Values are a key strategic lens through which to channel company culture and behaviour.
Recent research conducted by MIT's Donald Sull confirms what most people already know - the vast majority of companies have a nice sounding set of company values, but most employees have no clue what those values are, and companies themselves do not conduct their own behaviour in accordance with those stated values.
Values are, however, a key strategic lens through which to channel company culture and behaviour. They are a vital tool for a business to use as a brand differentiator and are very useful in guiding critical decision-making. Values codify a company's culture and capture the essence of what makes a group of people, who are trying to create value in the world, unique.
In reality, most companies select meaningless generic words like integrity, trust, innovation, passion and excellence to be their official values.
Meaningless because no company in the world would publically admit that integrity, trust, innovation, passion and excellence were specifically not how they conducted themselves in business; which makes stating these things, as to what you do believe in, completely pointless.
Amazon has a famous values-driven saying within their organisation - 'it is always Day 1'.
It's always Day 1 at Amazon because their greatest fear is becoming complacent, arrogant, and believing that they are just too big to learn something new every day.
When asked the question in an all-hands meeting in 2017; "What does Day 2 look like?" - this is how Jeff Bezos responded.
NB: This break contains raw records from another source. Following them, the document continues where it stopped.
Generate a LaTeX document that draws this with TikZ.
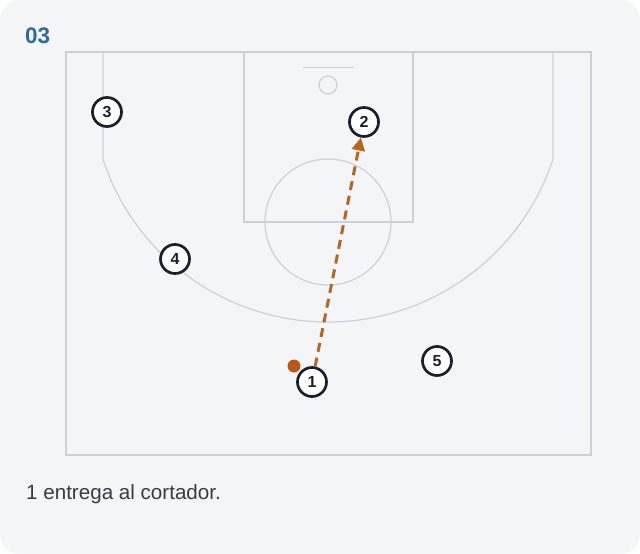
\documentclass[tikz,border=0pt]{standalone}
\usepackage{fontspec}
\setmainfont{Liberation Sans}
\usetikzlibrary{arrows.meta}
\definecolor{cardbg}{HTML}{F3F5F7}
\definecolor{courtline}{HTML}{C9D1D9}
\definecolor{navy}{HTML}{18202E}
\definecolor{passc}{HTML}{B8651E}
\definecolor{ballc}{HTML}{B85A12}
\definecolor{titlec}{HTML}{2B6C9E}
\definecolor{textc}{HTML}{353C47}
\tikzset{
  court/.style={draw=courtline, line width=1.2pt},
  player/.style={circle, draw=navy, line width=2.7pt, fill=white, minimum size=29pt, inner sep=0pt, font=\bfseries\fontsize{16}{16}\selectfont, text=navy},
  pass/.style={draw=passc, line width=3pt, dash pattern=on 9pt off 6pt, -{Triangle[length=13pt,width=13pt]}},
}
\begin{document}
\begin{tikzpicture}[x=1pt,y=-1pt]
\useasboundingbox (0,0) rectangle (640,554);
\fill[white] (0,0) rectangle (640,554);
\fill[cardbg, rounded corners=20pt] (0,0) rectangle (640,554);
% court
\draw[court] (66,52) rectangle (591,455);
\draw[court] (244,52) rectangle (413,222);
\draw[court] (303,67.5) -- (354,67.5);
\draw[court] (328,85) circle[radius=9pt];
\draw[court] (328,222) circle[radius=63pt];
\draw[court] (103,52) -- (103,159.5) arc[start angle=198.33, end angle=341.67, radius=237pt] -- (553,52);
% title and caption
\node[anchor=west, inner sep=0pt, text=titlec, font=\bfseries\fontsize{22.5}{22.5}\selectfont] (title) at (25,36) {03};
\node[anchor=west, inner sep=0pt, text=textc, font=\fontsize{20.6}{20.6}\selectfont] (caption) at (26,494) {1 entrega al cortador.};
% players
\node[player] (p3) at (107,112) {3};
\node[player] (p2) at (364,122) {2};
\node[player] (p4) at (175,259) {4};
\node[player] (p5) at (437,361) {5};
\node[player] (p1) at (312,382) {1};
\fill[ballc] (294,366) circle[radius=6.5pt];
\draw[pass] (p1) -- (p2);
\end{tikzpicture}
\end{document}
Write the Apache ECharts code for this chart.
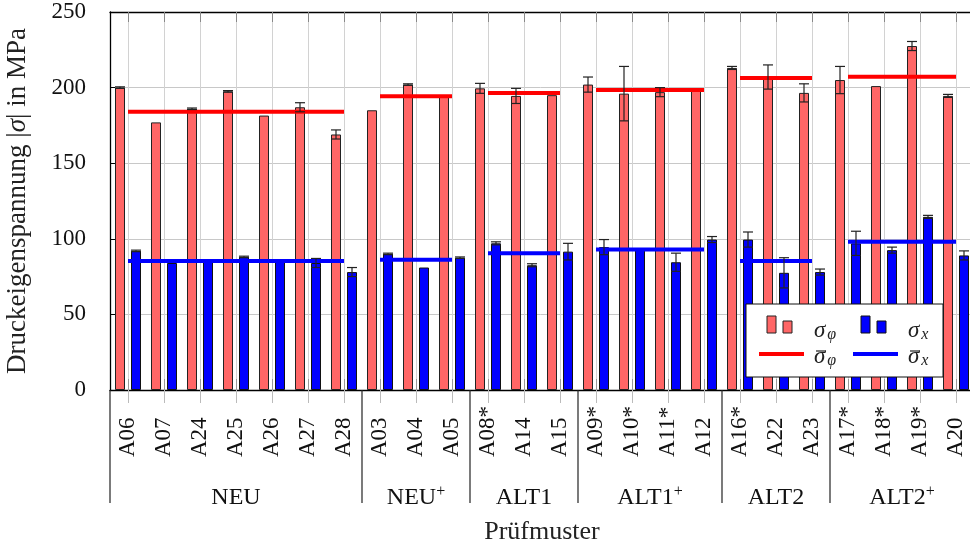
<!DOCTYPE html>
<html><head><meta charset="utf-8">
<script src="https://cdn.jsdelivr.net/npm/echarts@6/dist/echarts.min.js"></script>
<style>html,body{margin:0;padding:0;background:#fff}#c{width:970px;height:549px}</style>
</head><body><div id="c"></div>
<script>
const categories = ['A06','A07','A24','A25','A26','A27','A28','A03','A04','A05','A08*','A14','A15','A09*','A10*','A11*','A12','A16*','A22','A23','A17*','A18*','A19*','A20'];
const sigmaPhi    = [200, 177, 186, 197.5, 181.5, 187, 169, 185, 202, 195, 199.5, 194.5, 195, 202, 196, 197, 198.5, 213, 207, 196.5, 205, 201, 227.5, 194.5];
const sigmaPhiErr = [0.5, 0, 0.5, 0.5, 0, 3, 3, 0, 0.5, 0, 3.3, 5, 0, 5, 18, 3, 0, 1, 8, 6, 9, 0, 3, 1];
const sigmaX      = [92, 84, 85, 88, 86.5, 84, 78, 90, 81, 87.5, 97, 82.5, 91.5, 94.5, 93, 84.5, 99.5, 99.5, 77.5, 78, 97, 92.5, 114.5, 89];
const sigmaXErr   = [0.5, 0, 0, 0.5, 0, 3, 3, 0.5, 0, 0.5, 1, 1, 5.5, 5, 0, 6, 2, 5, 10, 2, 8, 2, 1, 3];
const groupNames = ['NEU', 'NEU', 'ALT1', 'ALT1', 'ALT2', 'ALT2'];
const groupPlus  = [false, true, false, true, false, true];
const groupSizes = [7, 3, 3, 4, 3, 4];
const meanPhi = [184, 194.2, 196.4, 198.4, 206.3, 207.2];
const meanX   = [85.3, 86.2, 90.4, 93.0, 85.3, 98.1];

const FONT = 'Liberation Serif';
const RED_FILL = '#ff6666', BLUE_FILL = '#0000ff';

const groupStarts = [];
{ let s = 0; for (const n of groupSizes) { groupStarts.push(s); s += n; } }

function meanSeries(means, color) {
  return means.map((m, g) => {
    const data = categories.map((c, i) => (i >= groupStarts[g] && i < groupStarts[g] + groupSizes[g]) ? m : null);
    return { type: 'line', data, symbol: 'none', showSymbol: false, z: 4, silent: true,
      lineStyle: { color, width: 4 }, connectNulls: false };
  });
}
function errSeries(vals, errs, dir) {
  return {
    type: 'custom', z: 6, silent: true,
    data: vals.map((v, i) => [i, v, errs[i]]),
    renderItem(params, api) {
      const e = api.value(2);
      if (!e) return null;
      const i = api.value(0), v = api.value(1);
      const band = api.size([1, 0])[0];
      const off = dir * band * 8 / 36;
      const cap = band * 5 / 36;
      const t = api.coord([i, v + e]), b = api.coord([i, v - e]);
      const x = t[0] + off;
      const st = { stroke: '#222', lineWidth: 1.2 };
      return { type: 'group', children: [
        { type: 'line', shape: { x1: x, y1: t[1], x2: x, y2: b[1] }, style: st },
        { type: 'line', shape: { x1: x - cap, y1: t[1], x2: x + cap, y2: t[1] }, style: st },
        { type: 'line', shape: { x1: x - cap, y1: b[1], x2: x + cap, y2: b[1] }, style: st }
      ]};
    }
  };
}

const chart = echarts.init(document.getElementById('c'), null, { renderer: 'canvas' });
const option = {
  animation: false,
  backgroundColor: '#fff',
  textStyle: { fontFamily: FONT },
  grid: { left: 110, top: 12, width: 864, height: 378, containLabel: false, outerBoundsMode: 'none' },
  xAxis: [
    { type: 'category', data: categories, position: 'bottom', boundaryGap: true,
      name: 'Prüfmuster', nameLocation: 'middle', nameGap: 129,
      nameTextStyle: { fontFamily: FONT, fontSize: 26, color: '#222' },
      axisLine: { show: true, lineStyle: { color: '#000', width: 1.3 } },
      axisTick: { show: true, alignWithLabel: true, length: 13, lineStyle: { color: '#bbb' } },
      axisLabel: { interval: 0, rotate: 90, align: 'left', verticalAlign: 'middle', margin: 67,
        fontFamily: FONT, fontSize: 23, color: '#111' },
      splitLine: { show: true, alignWithLabel: true, interval: 0, lineStyle: { color: '#d2d2d2', width: 1 } } },
    { type: 'category', data: categories, position: 'top', boundaryGap: true,
      axisLine: { show: true, lineStyle: { color: '#000', width: 1.3 } },
      axisTick: { show: true, inside: true, alignWithLabel: true, length: 10, lineStyle: { color: '#888' } },
      axisLabel: { show: false }, splitLine: { show: false } },
    { type: 'category', data: categories, position: 'bottom', boundaryGap: true,
      axisLine: { show: false },
      axisTick: { show: true, inside: true, alignWithLabel: true, length: 11, lineStyle: { color: '#999' } },
      axisLabel: { show: false }, splitLine: { show: false } }
  ],
  yAxis: {
    type: 'value', min: 0, max: 250, interval: 50,
    name: 'Druckeigenspannung |{i|σ}| in MPa', nameLocation: 'middle', nameGap: 79,
    nameTextStyle: { fontFamily: FONT, fontSize: 27, color: '#222',
      rich: { i: { fontFamily: FONT, fontSize: 27, fontStyle: 'italic', color: '#222' } } },
    axisLine: { show: true, lineStyle: { color: '#000', width: 1.3 } },
    axisTick: { show: true, inside: true, length: 5, lineStyle: { color: '#000' } },
    axisLabel: { margin: 24, fontFamily: FONT, fontSize: 23, color: '#111' },
    splitLine: { show: true, lineStyle: { color: '#c8c8c8', width: 1 } }
  },
  series: [
    { type: 'bar', name: 'σφ', data: sigmaPhi, barWidth: 10, barGap: '60%', z: 2,
      itemStyle: { color: RED_FILL, borderColor: '#222', borderWidth: 1 } },
    { type: 'bar', name: 'σx', data: sigmaX, barWidth: 10, barGap: '60%', z: 2,
      itemStyle: { color: BLUE_FILL, borderColor: '#111', borderWidth: 1 } },
    ...meanSeries(meanPhi, '#ff0000'),
    ...meanSeries(meanX, '#0000ff'),
    errSeries(sigmaPhi, sigmaPhiErr, -1),
    errSeries(sigmaX, sigmaXErr, 1)
  ]
};
chart.setOption(option);

// Group separators and group labels, positioned from the category axis
const px = i => chart.convertToPixel({ xAxisIndex: 0 }, i);
const y0 = chart.convertToPixel({ yAxisIndex: 0 }, 0);
const bw = px(1) - px(0);
const graphics = [];
groupStarts.forEach((s, g) => {
  const e = s + groupSizes[g] - 1;
  const xl = px(s) - bw / 2;
  graphics.push({ type: 'line', shape: { x1: xl, y1: y0, x2: xl, y2: y0 + 113 }, style: { stroke: '#222', lineWidth: 1.2 }, z: 10 });
  const cx = (px(s) + px(e)) / 2;
  graphics.push({ type: 'text', x: cx, y: y0 + 108, z: 10,
    style: { text: groupPlus[g] ? `{n|${groupNames[g]}}{p|+}` : `{n|${groupNames[g]}}`,
      align: 'center', verticalAlign: 'middle', fill: '#111',
      rich: { n: { fontFamily: FONT, fontSize: 24, lineHeight: 28, fill: '#111' },
              p: { fontFamily: FONT, fontSize: 16, lineHeight: 28, verticalAlign: 'top', fill: '#111' } } } });
});

// Legend box (every element carries its own z so it sits above the series)
const LX = 746, LY = 304, LZ = 50;
const subRich = {
  s: { fontFamily: FONT, fontSize: 23, fontStyle: 'italic', fill: '#222' },
  b: { fontFamily: FONT, fontSize: 16, fontStyle: 'italic', verticalAlign: 'bottom', fill: '#222', padding: [0, 0, 0, 2] }
};
const macron = { stroke: '#222', lineWidth: 1.2 };
const legendEls = [
  { type: 'rect', z: LZ, shape: { x: 0, y: 0, width: 197, height: 73 }, style: { fill: '#fff', stroke: '#111', lineWidth: 1 } },
  { type: 'rect', z: LZ + 1, shape: { x: 21, y: 12, width: 9, height: 17 }, style: { fill: RED_FILL, stroke: '#222', lineWidth: 1 } },
  { type: 'rect', z: LZ + 1, shape: { x: 37, y: 17, width: 9, height: 12 }, style: { fill: RED_FILL, stroke: '#222', lineWidth: 1 } },
  { type: 'rect', z: LZ + 1, shape: { x: 115, y: 12, width: 9, height: 17 }, style: { fill: BLUE_FILL, stroke: '#111', lineWidth: 1 } },
  { type: 'rect', z: LZ + 1, shape: { x: 131, y: 17, width: 9, height: 12 }, style: { fill: BLUE_FILL, stroke: '#111', lineWidth: 1 } },
  { type: 'line', z: LZ + 1, shape: { x1: 13, y1: 50, x2: 58, y2: 50 }, style: { stroke: '#ff0000', lineWidth: 4 } },
  { type: 'line', z: LZ + 1, shape: { x1: 107, y1: 50, x2: 152, y2: 50 }, style: { stroke: '#0000ff', lineWidth: 4 } },
  { type: 'text', z: LZ + 1, x: 68, y: 27, style: { text: '{s|σ}{b|φ}', verticalAlign: 'middle', rich: subRich } },
  { type: 'text', z: LZ + 1, x: 162, y: 27, style: { text: '{s|σ}{b|x}', verticalAlign: 'middle', rich: subRich } },
  { type: 'text', z: LZ + 1, x: 68, y: 53, style: { text: '{s|σ}{b|φ}', verticalAlign: 'middle', rich: subRich } },
  { type: 'text', z: LZ + 1, x: 162, y: 53, style: { text: '{s|σ}{b|x}', verticalAlign: 'middle', rich: subRich } },
  { type: 'line', z: LZ + 1, shape: { x1: 70, y1: 47, x2: 80, y2: 47 }, style: macron },
  { type: 'line', z: LZ + 1, shape: { x1: 164, y1: 47, x2: 174, y2: 47 }, style: macron }
];
legendEls.forEach(el => { el.x = (el.x || 0) + LX; el.y = (el.y || 0) + LY; graphics.push(el); });
chart.setOption({ graphic: { elements: graphics } });
</script>
</body></html>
“Day 2 is stasis. Followed by irrelevance. Followed by excruciating, painful decline. Followed by death. And that is why it is always Day 1.”
How does Amazon actively defend against getting to Day 2?
They are customer obsession, have a skeptical view of proxies, are eager to adopt external trends, and strive for high-velocity decision making.
[BTW - you can get more clarity on what each of these values means to Amazon thanks to Jeff Bezos' 2016 Letter to Shareholders.]
These four key factors (that add colour to the 'Day 1' statement) are the golden kernels that make Amazon, Amazon.
Most companies these days are run by accountants and analysts that only really care about delivering financial returns to shareholders.
They know very little about leading a team of people into a future that is focused on creating value for customers, staff, shareholders, and society. This is why values are so universally underutilised.
Society is however increasingly demanding more from business - the scrutiny on how companies conduct themselves is only getting more intense.
I have a strong hunch that the importance of values is set to increase.